─── COLLECTED DATA
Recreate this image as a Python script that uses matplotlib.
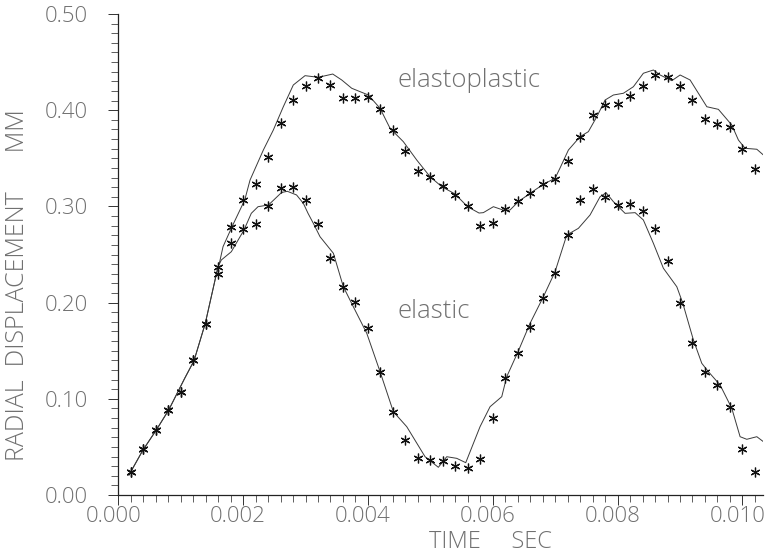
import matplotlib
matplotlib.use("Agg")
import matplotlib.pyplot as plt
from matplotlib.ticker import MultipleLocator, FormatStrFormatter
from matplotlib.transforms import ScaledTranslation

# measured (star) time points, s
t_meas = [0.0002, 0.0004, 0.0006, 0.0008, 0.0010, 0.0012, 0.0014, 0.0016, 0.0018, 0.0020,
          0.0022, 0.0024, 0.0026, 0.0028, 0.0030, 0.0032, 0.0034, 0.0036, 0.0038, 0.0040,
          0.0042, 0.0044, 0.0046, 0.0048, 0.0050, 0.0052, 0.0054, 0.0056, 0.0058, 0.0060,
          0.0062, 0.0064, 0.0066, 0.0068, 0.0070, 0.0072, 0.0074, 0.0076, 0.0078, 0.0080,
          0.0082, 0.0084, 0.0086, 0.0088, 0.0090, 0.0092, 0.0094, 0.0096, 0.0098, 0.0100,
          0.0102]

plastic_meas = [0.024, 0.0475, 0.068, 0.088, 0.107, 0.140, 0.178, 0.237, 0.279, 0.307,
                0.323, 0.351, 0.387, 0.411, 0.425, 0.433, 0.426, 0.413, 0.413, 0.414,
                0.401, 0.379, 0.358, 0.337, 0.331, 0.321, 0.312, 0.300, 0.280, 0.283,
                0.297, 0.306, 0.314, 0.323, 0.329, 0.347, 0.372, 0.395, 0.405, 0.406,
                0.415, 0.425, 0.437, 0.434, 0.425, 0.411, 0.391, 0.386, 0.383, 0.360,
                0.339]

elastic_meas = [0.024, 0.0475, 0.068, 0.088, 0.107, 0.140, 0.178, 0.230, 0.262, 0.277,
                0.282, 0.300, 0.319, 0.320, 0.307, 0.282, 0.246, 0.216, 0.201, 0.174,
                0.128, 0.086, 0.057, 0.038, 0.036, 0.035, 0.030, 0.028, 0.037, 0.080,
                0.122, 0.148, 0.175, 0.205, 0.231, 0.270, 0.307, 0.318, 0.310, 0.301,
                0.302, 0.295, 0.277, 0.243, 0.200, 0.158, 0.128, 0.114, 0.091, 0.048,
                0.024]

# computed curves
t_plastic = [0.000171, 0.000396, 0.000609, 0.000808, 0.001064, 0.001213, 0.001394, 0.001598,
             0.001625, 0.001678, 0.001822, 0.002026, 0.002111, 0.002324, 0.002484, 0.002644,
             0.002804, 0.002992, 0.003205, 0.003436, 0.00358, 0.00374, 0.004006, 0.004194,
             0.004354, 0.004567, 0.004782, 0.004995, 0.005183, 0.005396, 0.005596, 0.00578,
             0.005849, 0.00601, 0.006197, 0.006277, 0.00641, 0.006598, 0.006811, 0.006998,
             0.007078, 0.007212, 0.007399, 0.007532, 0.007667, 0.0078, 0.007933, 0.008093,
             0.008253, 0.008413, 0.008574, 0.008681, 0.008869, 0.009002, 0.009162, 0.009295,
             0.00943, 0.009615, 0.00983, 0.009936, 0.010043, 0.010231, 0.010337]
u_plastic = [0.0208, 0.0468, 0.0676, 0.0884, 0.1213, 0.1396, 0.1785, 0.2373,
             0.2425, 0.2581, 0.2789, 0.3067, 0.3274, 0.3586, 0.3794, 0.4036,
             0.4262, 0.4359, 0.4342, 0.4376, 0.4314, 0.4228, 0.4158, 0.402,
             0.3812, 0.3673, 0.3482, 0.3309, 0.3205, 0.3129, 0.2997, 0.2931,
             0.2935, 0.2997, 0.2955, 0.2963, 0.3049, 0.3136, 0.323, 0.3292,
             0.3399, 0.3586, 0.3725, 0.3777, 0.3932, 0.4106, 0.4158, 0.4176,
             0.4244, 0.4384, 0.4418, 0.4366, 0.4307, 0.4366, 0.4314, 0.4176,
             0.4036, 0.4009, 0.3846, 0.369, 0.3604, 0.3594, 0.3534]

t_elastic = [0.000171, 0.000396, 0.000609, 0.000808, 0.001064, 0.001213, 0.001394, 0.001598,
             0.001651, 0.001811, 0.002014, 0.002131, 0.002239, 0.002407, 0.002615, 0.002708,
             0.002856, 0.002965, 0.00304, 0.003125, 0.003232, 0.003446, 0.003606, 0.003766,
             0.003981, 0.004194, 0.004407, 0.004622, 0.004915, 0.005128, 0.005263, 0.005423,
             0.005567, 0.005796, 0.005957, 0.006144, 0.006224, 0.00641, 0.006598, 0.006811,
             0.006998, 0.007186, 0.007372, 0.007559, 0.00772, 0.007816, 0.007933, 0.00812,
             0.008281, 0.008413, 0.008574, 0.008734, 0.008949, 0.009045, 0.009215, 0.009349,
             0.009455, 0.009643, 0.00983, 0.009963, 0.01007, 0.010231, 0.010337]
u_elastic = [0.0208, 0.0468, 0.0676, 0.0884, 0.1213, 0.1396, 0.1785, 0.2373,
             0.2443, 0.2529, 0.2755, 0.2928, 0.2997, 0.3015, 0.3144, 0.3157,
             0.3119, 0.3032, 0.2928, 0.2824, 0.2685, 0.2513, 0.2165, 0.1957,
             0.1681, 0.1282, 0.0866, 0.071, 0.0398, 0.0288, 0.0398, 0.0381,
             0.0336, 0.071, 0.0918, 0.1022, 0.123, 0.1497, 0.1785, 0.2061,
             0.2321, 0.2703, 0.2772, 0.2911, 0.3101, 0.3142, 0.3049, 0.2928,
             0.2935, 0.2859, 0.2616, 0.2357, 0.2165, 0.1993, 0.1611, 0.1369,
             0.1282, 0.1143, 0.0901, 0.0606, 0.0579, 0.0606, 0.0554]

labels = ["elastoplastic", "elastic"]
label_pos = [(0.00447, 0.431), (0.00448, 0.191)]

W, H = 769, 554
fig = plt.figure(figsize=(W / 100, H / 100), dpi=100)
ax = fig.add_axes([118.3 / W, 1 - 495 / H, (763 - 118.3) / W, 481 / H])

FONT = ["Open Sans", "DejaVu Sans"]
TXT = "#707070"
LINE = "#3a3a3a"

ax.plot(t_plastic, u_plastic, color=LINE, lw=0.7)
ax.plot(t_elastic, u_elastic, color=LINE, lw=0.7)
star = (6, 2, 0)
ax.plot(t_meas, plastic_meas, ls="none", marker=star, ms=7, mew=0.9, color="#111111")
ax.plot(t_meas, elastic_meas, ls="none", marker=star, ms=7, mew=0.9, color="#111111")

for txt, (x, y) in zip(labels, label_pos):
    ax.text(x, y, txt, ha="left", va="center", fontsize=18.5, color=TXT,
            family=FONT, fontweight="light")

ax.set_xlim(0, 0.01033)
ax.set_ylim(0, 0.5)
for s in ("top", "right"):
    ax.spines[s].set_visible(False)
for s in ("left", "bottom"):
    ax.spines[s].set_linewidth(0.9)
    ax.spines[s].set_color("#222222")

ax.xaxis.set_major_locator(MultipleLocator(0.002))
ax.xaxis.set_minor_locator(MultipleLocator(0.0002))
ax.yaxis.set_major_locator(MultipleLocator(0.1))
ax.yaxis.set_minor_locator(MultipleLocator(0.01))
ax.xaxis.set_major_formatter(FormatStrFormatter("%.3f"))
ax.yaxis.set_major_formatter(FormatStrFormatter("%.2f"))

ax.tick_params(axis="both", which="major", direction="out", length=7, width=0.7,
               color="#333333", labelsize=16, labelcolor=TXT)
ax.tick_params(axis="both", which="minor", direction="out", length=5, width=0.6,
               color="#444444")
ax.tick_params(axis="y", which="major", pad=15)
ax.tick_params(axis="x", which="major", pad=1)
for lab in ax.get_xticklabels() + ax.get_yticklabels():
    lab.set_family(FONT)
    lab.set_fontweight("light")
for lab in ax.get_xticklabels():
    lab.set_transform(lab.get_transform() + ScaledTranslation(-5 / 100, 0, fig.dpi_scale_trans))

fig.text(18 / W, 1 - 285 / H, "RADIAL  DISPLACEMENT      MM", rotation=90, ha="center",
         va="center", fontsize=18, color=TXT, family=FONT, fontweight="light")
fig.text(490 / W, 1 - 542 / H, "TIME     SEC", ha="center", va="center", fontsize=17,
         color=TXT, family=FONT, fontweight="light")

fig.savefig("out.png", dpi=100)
──────
**PROBLEM**: Return only the number of lines in the data that contain "matplotlib".

**COMPLETED TASK**: 6